→ GIVEN INSTRUCTION
Set down, word for word, only the lines from the start of the records through the line bearing "1.610, 2.258, 3.161];"; include no pictures.

## start RAW DATA

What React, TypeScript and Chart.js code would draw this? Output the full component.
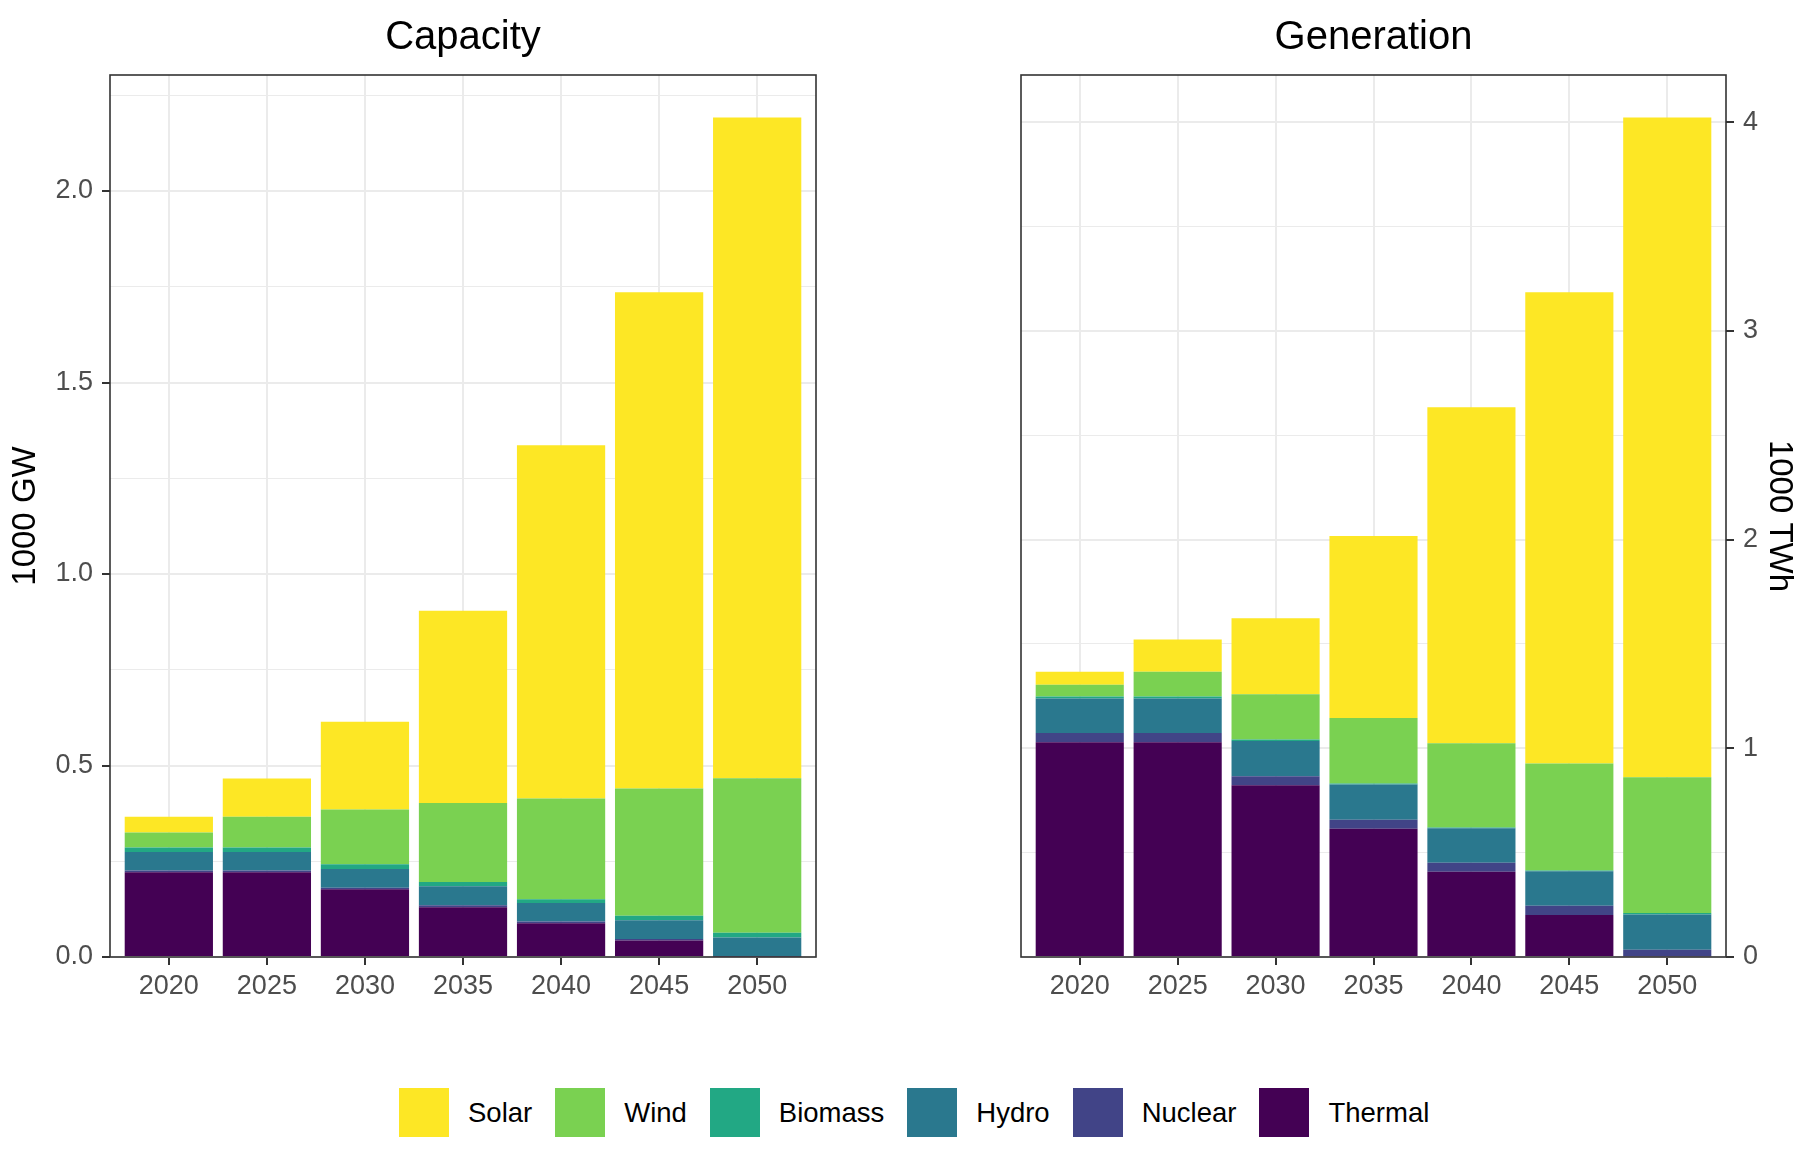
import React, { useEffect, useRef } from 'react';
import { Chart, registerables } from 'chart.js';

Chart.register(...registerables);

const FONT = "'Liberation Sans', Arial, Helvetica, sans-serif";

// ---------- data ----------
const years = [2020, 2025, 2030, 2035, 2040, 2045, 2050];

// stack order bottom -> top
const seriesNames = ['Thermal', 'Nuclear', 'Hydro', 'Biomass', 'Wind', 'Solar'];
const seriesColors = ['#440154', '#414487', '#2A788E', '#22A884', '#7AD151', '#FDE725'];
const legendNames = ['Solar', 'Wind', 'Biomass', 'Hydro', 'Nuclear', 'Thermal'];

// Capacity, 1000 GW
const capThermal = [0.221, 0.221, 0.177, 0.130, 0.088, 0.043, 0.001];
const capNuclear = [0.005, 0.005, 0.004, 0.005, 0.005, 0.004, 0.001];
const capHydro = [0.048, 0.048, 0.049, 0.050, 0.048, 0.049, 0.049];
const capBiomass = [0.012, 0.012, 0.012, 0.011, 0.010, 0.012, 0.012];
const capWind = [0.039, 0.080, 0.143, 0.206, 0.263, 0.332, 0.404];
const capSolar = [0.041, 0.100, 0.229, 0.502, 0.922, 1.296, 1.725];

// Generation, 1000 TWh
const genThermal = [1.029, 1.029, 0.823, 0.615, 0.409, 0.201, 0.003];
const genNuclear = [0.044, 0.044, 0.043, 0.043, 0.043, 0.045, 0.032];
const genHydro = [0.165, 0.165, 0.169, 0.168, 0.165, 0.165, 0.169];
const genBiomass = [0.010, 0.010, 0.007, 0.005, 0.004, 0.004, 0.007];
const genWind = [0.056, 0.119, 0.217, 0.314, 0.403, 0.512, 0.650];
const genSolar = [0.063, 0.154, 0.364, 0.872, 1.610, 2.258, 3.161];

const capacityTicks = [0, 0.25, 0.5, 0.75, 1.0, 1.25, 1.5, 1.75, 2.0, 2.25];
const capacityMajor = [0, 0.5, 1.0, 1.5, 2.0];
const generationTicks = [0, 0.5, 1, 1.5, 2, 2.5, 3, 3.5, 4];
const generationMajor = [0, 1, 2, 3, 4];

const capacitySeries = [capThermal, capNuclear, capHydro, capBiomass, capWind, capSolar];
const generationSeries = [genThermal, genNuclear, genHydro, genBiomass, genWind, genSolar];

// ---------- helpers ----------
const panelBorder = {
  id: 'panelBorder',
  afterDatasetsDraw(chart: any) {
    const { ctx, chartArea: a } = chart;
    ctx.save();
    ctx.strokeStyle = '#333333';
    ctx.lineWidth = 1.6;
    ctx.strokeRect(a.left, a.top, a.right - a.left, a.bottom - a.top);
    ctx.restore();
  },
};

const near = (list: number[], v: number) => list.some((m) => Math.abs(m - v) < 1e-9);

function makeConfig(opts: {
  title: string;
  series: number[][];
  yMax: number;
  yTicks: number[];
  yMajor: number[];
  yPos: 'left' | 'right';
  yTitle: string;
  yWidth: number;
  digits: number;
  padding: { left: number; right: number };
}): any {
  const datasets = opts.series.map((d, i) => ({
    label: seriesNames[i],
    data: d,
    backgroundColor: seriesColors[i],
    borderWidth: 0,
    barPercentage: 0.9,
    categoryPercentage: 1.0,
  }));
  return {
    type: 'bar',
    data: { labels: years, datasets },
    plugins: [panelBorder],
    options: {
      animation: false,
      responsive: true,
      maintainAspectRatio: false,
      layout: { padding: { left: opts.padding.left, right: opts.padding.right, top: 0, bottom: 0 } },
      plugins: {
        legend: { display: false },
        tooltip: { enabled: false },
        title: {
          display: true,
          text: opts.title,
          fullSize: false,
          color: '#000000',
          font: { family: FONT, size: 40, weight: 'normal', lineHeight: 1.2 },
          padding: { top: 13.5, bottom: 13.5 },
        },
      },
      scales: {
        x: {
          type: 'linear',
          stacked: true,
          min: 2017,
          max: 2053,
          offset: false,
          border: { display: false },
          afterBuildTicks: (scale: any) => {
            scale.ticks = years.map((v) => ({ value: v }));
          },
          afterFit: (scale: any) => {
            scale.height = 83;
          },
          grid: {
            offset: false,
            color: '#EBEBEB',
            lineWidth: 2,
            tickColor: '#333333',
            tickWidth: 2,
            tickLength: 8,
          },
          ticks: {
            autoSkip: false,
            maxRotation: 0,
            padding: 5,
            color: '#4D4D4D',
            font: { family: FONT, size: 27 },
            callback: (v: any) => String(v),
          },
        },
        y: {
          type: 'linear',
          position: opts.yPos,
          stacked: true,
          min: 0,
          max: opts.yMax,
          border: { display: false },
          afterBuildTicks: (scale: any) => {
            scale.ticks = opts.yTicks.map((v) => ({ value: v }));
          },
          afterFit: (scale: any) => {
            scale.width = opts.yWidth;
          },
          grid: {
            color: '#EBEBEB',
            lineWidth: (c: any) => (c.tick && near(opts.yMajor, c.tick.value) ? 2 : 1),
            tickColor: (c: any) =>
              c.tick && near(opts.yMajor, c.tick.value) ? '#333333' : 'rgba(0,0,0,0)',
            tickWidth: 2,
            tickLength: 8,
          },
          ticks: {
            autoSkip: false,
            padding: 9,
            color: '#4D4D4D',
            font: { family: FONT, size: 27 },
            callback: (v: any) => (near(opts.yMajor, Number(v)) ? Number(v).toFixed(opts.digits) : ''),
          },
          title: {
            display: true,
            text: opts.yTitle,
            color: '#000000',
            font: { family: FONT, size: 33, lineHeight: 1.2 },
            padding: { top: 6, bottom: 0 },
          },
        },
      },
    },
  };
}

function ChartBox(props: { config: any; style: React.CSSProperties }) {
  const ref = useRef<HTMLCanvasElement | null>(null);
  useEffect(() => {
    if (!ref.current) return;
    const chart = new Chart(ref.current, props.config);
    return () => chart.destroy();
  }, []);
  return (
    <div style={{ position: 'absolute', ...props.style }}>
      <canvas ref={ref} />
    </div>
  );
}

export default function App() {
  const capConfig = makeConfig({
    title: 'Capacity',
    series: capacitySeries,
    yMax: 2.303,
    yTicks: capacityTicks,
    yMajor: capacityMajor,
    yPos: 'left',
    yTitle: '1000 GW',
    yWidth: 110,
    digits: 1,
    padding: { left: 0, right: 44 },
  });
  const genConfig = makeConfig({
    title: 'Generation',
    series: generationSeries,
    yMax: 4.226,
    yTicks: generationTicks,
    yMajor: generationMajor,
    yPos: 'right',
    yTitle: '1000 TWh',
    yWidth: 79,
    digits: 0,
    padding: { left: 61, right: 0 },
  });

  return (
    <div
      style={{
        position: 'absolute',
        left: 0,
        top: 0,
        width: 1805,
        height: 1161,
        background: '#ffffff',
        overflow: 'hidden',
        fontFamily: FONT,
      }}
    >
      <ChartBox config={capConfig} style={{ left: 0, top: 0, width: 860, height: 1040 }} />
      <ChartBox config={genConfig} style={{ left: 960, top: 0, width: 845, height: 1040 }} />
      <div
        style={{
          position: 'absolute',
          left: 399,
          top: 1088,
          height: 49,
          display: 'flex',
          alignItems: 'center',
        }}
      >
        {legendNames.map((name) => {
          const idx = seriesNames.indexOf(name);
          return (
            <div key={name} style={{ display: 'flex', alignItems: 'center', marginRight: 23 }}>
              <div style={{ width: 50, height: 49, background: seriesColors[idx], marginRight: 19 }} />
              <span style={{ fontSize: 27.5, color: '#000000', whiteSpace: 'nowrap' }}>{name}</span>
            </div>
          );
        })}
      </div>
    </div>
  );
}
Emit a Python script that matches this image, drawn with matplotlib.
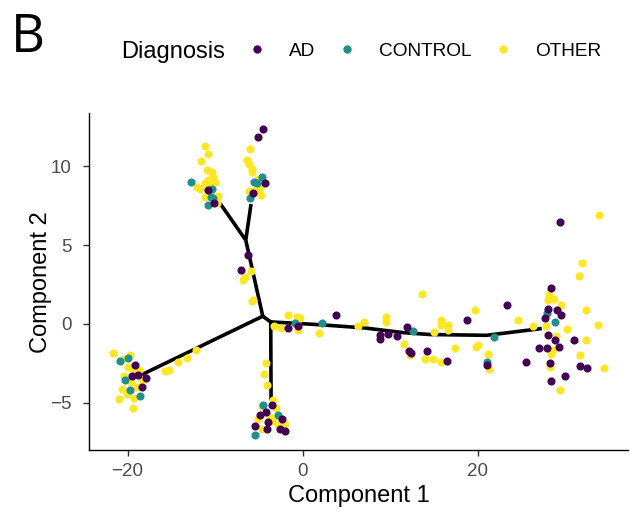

## end RAW DATA

→ OUTPUT OF THE EXERCISE
What React, TypeScript and Chart.js code would draw this? Output the full component.
import React, { useEffect, useRef } from 'react';
import { Chart, registerables } from 'chart.js';

Chart.register(...registerables);

const FONT = "'Liberation Sans', Arial, Helvetica, sans-serif";

// ---------- data ----------
const years = [2020, 2025, 2030, 2035, 2040, 2045, 2050];

// stack order bottom -> top
const seriesNames = ['Thermal', 'Nuclear', 'Hydro', 'Biomass', 'Wind', 'Solar'];
const seriesColors = ['#440154', '#414487', '#2A788E', '#22A884', '#7AD151', '#FDE725'];
const legendNames = ['Solar', 'Wind', 'Biomass', 'Hydro', 'Nuclear', 'Thermal'];

// Capacity, 1000 GW
const capThermal = [0.221, 0.221, 0.177, 0.130, 0.088, 0.043, 0.001];
const capNuclear = [0.005, 0.005, 0.004, 0.005, 0.005, 0.004, 0.001];
const capHydro = [0.048, 0.048, 0.049, 0.050, 0.048, 0.049, 0.049];
const capBiomass = [0.012, 0.012, 0.012, 0.011, 0.010, 0.012, 0.012];
const capWind = [0.039, 0.080, 0.143, 0.206, 0.263, 0.332, 0.404];
const capSolar = [0.041, 0.100, 0.229, 0.502, 0.922, 1.296, 1.725];

// Generation, 1000 TWh
const genThermal = [1.029, 1.029, 0.823, 0.615, 0.409, 0.201, 0.003];
const genNuclear = [0.044, 0.044, 0.043, 0.043, 0.043, 0.045, 0.032];
const genHydro = [0.165, 0.165, 0.169, 0.168, 0.165, 0.165, 0.169];
const genBiomass = [0.010, 0.010, 0.007, 0.005, 0.004, 0.004, 0.007];
const genWind = [0.056, 0.119, 0.217, 0.314, 0.403, 0.512, 0.650];
const genSolar = [0.063, 0.154, 0.364, 0.872, 1.610, 2.258, 3.161];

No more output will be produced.